Work out how many lines of the listing hold "matplotlib", then state only that count.
[Begin DATA BLOCK]
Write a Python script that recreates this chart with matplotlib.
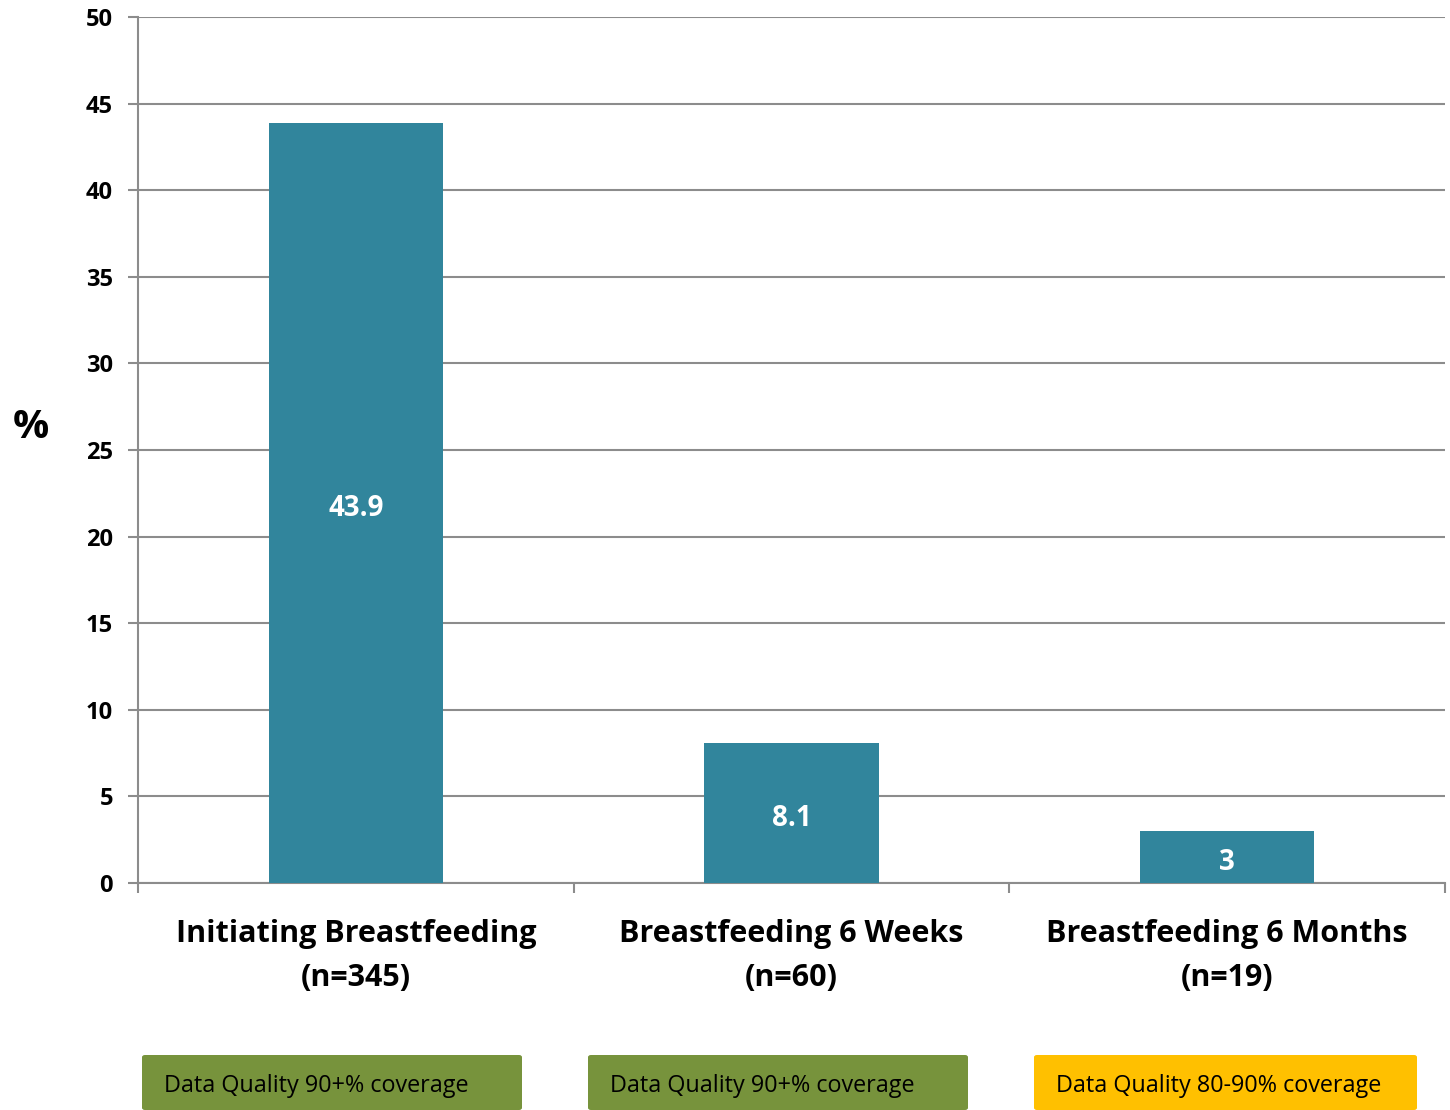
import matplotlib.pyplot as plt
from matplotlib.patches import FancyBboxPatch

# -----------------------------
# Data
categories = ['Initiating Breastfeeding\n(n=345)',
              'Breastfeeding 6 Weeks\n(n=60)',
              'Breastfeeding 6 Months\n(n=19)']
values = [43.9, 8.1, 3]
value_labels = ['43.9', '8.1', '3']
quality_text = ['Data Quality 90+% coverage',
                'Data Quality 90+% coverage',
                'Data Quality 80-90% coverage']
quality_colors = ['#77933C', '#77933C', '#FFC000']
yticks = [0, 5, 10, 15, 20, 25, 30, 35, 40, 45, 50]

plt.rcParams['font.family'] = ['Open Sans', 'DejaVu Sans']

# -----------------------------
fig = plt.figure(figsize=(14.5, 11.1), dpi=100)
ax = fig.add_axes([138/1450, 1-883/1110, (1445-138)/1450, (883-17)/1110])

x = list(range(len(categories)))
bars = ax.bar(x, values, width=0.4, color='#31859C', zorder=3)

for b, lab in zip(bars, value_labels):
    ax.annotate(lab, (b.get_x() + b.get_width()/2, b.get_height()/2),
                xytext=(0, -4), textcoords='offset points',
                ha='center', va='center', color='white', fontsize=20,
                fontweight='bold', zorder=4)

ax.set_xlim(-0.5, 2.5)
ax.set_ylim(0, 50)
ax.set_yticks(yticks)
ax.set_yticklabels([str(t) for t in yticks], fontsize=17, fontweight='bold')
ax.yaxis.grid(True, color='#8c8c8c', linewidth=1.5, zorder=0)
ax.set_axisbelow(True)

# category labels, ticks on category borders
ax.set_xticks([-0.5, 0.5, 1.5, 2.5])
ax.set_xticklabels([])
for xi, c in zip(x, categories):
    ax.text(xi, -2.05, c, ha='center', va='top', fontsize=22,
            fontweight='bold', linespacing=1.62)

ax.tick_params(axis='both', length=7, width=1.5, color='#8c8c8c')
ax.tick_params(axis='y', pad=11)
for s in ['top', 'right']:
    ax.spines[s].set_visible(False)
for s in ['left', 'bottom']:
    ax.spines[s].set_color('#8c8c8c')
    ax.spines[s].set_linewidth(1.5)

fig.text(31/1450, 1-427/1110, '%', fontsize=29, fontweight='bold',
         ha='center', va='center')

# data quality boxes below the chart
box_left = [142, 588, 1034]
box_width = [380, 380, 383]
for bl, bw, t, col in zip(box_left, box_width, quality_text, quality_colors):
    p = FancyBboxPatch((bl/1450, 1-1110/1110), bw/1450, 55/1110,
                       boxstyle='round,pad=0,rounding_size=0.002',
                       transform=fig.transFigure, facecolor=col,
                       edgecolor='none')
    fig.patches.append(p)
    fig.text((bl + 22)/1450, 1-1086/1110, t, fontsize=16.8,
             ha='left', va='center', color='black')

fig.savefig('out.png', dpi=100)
[End DATA BLOCK]
REPLY TO THE EXERCISE →
3